The problem I’m facing with both, I realize, is that the world has really changed in the past couple of years, and the recent past is no longer a good guide to the future. To better understand the new international economy, we need to look back further in history for lessons about how economies and markets will evolve.

Looking to the past for clues about the future

Most market and economic discussion today implicitly revolves around the post-World War II period. During that time, the U.S. was undeniably the predominant economy, and both Europe and Asia were booming as they rebuilt after the war, supported by U.S. aid and a U.S. economy that welcomed their exports.

More recently, the discussion has centered on the post-1989 period. The Cold War was over; once again, the West was triumphant and the dominant, growing economy. The world benefited as Russia and especially China opened their doors to the outside and recovered from the devastation of communism, supported by U.S. and Western openness to their exports.

You may notice two common features here. First, large parts of the world were starting from an incredibly low base, which made growth easy. And second, the U.S. and then the West in general were very open to imports from these growing economies. In this scenario, growth was almost unavoidable.

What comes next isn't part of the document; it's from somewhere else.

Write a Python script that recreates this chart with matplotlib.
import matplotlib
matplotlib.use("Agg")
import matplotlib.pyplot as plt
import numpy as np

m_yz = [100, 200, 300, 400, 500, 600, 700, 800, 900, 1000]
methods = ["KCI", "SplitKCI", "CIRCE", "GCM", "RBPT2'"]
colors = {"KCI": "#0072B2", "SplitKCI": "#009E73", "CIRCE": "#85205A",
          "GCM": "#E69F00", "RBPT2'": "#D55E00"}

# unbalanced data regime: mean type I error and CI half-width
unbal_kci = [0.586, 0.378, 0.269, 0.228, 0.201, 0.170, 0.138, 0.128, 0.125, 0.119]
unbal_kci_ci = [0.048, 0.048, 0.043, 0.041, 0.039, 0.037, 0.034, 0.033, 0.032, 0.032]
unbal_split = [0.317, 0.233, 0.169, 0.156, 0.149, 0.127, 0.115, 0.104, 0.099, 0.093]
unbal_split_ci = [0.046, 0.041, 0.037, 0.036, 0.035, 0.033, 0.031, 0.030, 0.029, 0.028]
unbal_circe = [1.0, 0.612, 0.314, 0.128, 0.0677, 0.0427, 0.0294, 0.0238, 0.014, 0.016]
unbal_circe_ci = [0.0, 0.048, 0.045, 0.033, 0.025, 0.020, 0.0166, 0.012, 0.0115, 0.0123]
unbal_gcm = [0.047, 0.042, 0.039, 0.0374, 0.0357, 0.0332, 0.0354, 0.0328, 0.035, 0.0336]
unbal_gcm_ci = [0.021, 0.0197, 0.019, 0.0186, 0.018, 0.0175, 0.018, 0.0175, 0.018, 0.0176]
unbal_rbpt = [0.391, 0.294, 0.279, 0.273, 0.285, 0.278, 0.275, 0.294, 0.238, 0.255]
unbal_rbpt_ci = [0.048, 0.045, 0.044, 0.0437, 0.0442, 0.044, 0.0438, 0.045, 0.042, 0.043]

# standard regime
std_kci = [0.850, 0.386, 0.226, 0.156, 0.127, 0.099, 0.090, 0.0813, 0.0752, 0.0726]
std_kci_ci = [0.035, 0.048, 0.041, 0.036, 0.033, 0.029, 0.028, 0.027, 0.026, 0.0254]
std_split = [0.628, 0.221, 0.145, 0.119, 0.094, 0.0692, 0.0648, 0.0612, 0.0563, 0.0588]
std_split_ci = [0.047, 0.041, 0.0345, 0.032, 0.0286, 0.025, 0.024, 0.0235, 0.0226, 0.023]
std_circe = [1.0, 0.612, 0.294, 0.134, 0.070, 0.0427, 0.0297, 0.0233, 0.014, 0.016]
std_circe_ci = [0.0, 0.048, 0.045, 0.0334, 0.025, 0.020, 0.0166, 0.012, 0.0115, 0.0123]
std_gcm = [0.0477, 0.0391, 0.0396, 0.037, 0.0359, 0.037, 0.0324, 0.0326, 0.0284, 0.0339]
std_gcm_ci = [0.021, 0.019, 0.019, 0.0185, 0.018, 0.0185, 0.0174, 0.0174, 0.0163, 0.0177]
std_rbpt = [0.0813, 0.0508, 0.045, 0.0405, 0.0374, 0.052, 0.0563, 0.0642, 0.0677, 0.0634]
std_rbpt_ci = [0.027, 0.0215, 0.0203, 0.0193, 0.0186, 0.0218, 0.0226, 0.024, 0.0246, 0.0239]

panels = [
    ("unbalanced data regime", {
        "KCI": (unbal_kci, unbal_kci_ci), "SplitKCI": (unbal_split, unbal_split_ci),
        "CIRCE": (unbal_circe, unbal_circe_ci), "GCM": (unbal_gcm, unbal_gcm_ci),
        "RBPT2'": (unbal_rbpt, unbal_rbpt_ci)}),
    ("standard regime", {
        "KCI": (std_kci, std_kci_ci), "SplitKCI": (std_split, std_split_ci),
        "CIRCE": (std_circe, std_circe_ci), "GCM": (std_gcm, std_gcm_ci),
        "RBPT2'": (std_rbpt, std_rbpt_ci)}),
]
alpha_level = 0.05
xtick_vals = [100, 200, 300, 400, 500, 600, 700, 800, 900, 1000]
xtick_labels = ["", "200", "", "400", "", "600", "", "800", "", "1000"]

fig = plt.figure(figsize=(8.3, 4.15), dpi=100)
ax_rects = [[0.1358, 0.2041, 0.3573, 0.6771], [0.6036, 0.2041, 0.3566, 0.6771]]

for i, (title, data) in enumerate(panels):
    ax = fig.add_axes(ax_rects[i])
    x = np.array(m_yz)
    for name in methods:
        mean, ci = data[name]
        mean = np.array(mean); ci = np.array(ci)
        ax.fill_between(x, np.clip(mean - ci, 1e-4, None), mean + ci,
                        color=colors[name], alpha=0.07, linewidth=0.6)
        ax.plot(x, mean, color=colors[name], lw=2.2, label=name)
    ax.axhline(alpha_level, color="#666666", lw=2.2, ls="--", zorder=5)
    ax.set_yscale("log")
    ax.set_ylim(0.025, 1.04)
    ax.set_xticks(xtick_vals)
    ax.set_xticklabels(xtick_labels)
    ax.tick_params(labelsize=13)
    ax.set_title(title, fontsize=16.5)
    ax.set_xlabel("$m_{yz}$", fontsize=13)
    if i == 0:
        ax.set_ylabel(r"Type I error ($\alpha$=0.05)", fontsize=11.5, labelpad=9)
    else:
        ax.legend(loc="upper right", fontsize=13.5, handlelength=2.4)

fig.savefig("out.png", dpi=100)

Today, though, the scenario has changed:

  • Instead of starting from a low base, Europe and Japan are now developed economies, and China is well on its way. It’s much harder to grow when you start from a higher level.
  • We’re not at the end of a period of conflict; in fact, we’re very possibly at the start of one.
  • Globalization is no longer a matter of reaching easy, obvious deals, with substantial benefits for all. Instead, it’s about negotiating hard bargains that require real, specific sacrifices in exchange for real but somewhat diffuse benefits.

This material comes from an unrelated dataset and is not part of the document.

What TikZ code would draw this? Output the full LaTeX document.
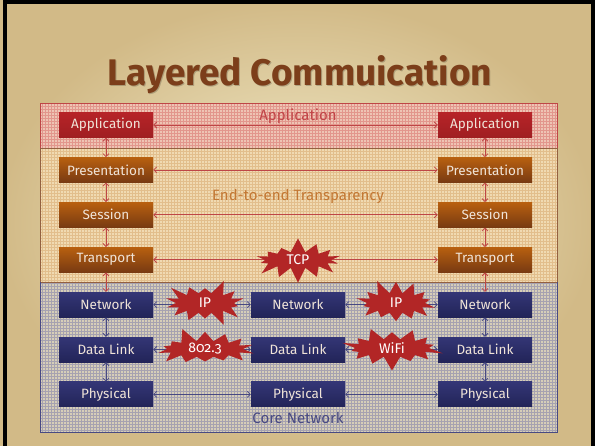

From a geopolitical perspective—and, as I’ve written before, politics is economics—the world has also changed. While the U.S. was one of two superpowers after World War II, and the sole hyperpower after 1989, we now live in a much less centralized world. The U.S. could dominate in the past, but now that's increasingly difficult.

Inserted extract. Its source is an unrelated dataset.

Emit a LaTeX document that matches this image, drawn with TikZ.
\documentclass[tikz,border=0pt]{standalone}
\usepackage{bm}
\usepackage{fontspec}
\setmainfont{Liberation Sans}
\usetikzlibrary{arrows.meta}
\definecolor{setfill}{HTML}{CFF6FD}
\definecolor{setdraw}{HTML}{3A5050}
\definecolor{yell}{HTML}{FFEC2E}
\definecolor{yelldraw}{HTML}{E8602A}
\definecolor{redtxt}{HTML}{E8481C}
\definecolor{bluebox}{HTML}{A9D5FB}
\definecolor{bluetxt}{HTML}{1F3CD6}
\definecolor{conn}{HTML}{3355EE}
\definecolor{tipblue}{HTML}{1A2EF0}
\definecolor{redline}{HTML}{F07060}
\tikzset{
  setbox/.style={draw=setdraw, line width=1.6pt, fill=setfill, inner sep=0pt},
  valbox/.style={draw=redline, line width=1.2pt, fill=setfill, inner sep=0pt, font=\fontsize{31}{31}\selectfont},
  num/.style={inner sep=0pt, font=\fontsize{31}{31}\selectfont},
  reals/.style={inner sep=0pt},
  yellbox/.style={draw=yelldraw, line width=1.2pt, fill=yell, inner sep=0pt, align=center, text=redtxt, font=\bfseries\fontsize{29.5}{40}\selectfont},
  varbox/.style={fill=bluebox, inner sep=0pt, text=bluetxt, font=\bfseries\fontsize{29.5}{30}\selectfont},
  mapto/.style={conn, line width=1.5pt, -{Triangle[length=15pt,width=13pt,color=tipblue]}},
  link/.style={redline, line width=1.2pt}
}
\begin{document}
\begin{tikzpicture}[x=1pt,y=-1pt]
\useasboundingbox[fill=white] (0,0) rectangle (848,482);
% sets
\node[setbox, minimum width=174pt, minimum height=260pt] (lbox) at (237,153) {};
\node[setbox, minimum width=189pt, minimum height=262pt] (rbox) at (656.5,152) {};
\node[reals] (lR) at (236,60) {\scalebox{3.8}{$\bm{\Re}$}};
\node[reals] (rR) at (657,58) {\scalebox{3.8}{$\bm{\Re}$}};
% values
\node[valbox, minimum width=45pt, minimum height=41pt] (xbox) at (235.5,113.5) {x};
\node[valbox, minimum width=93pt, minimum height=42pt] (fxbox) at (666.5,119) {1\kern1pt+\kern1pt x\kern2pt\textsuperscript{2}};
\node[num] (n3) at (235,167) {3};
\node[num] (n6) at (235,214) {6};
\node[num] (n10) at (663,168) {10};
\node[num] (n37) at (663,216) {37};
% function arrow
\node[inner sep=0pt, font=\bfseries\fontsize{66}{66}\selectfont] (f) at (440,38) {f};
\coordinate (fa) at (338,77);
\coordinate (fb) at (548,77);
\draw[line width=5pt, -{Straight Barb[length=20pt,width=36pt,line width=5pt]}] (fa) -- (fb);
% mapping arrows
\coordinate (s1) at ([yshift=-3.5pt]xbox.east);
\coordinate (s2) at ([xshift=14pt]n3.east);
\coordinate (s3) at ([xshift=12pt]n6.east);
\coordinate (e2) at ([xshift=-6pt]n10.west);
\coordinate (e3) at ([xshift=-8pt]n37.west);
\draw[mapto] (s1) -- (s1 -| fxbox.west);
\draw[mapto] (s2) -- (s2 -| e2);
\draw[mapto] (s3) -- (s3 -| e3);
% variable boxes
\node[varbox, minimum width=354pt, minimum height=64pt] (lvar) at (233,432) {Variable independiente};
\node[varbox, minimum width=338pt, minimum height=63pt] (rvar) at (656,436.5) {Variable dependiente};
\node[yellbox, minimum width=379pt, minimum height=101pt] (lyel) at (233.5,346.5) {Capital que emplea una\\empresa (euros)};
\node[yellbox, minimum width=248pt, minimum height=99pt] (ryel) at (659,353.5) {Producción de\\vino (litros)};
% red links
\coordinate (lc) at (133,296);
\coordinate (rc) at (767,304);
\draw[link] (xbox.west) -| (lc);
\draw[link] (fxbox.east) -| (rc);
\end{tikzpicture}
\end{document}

Time to focus on another period of history

Clearly, the post-WWII, post-1989 periods no longer offer the best lessons about what the future may hold. To see how things might evolve, we need to look to a different period of history, a time when:

  • The world was very globalized
  • Power was centralized but emerging powers were rising to challenge their place in the global system
  • Trade started to become less intense rather than more so
  • All of the world seemed prosperous

We need, then, to go back to the early 1900s. This was a time when war was unimaginable, when global trade networks tied the world together in unprecedented ways, and when the dominant powers found it hard to imagine things changing in any significant way. Of course, the rising powers—Germany and Japan, for example—felt differently.

One hundred years later, we once again have a globalized world, with large interlocked power blocs (the U.S., the EU, Japan, China, Russia). Within those blocs, there is conflict, notably with the rising power of Germany in the EU, and China eclipsing Japan in Asia.

Much has changed since the early 1900s, but learning from history requires looking at the right lessons. I would argue that, as the world changes, the lessons from the past 50 years are becoming less relevant than those from 100 years ago. In future posts, I'll discuss in greater depth how this relates to the global economy.